A population has a mean $\mu=133$ and a standard deviation $\sigma=27$. Find the mean and standard deviation of the sampling distribution of sample means with sample size $n=60$.
The mean is $\mu_{\bar{x}}=\square$, and the standard deviation is $\sigma_{\bar{x}}=$
(Round to three decimal places as needed.)

Step 1 ：The mean of the sampling distribution of sample means is equal to the mean of the population. So, \(\mu_{\bar{x}} = \mu = 133\).

Step 2 ：The standard deviation of the sampling distribution of sample means, also known as the standard error, is equal to the standard deviation of the population divided by the square root of the sample size.
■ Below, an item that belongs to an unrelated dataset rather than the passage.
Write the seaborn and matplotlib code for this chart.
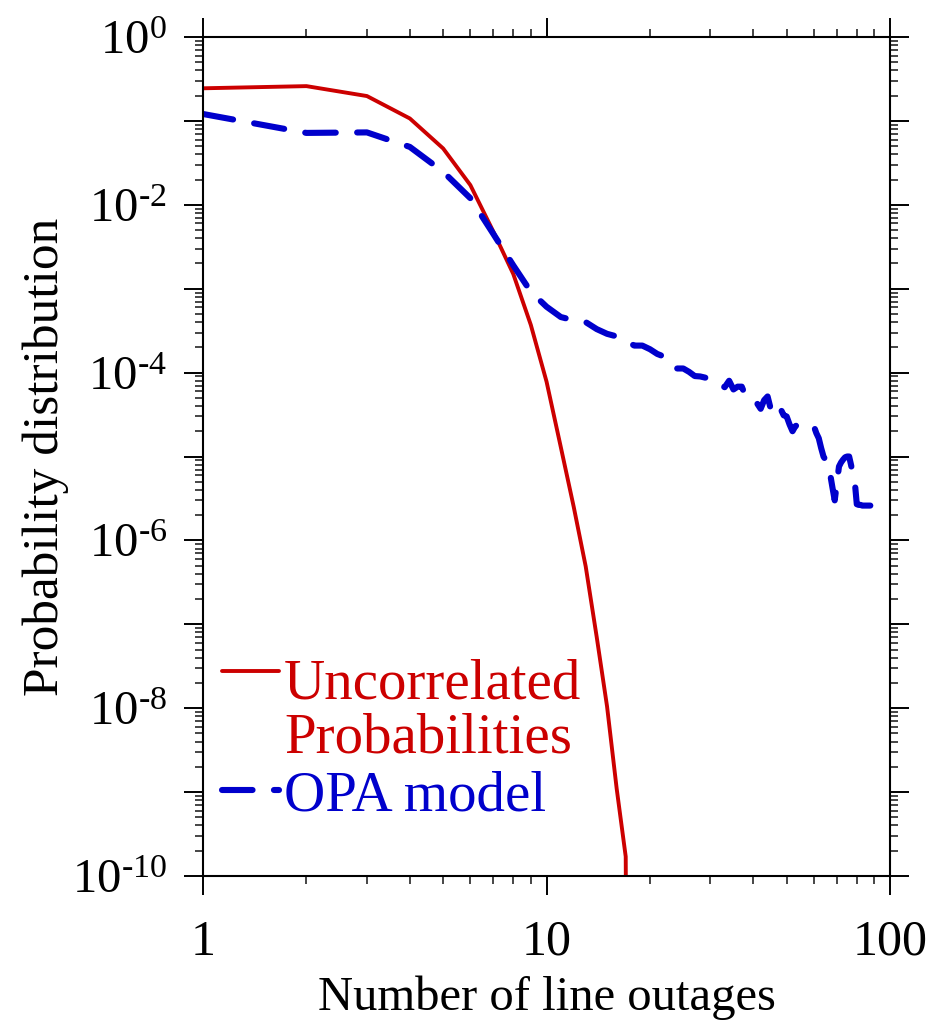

In this case, \(\sigma = 27\) and \(n = 60\).

Step 3 ：We calculate the standard deviation of the sampling distribution of sample means as \(\sigma_{\bar{x}} = \frac{\sigma}{\sqrt{n}}\).

Step 4 ：Substituting the given values, we get \(\sigma_{\bar{x}} = \frac{27}{\sqrt{60}}\).

Step 5 ：Calculating the above expression, we get \(\sigma_{\bar{x}} = 3.486\) (rounded to three decimal places).

Step 6 ：Final Answer: The mean of the sampling distribution of sample means is \(\mu_{\bar{x}} = \boxed{133}\), and the standard deviation is \(\sigma_{\bar{x}} = \boxed{3.486}\).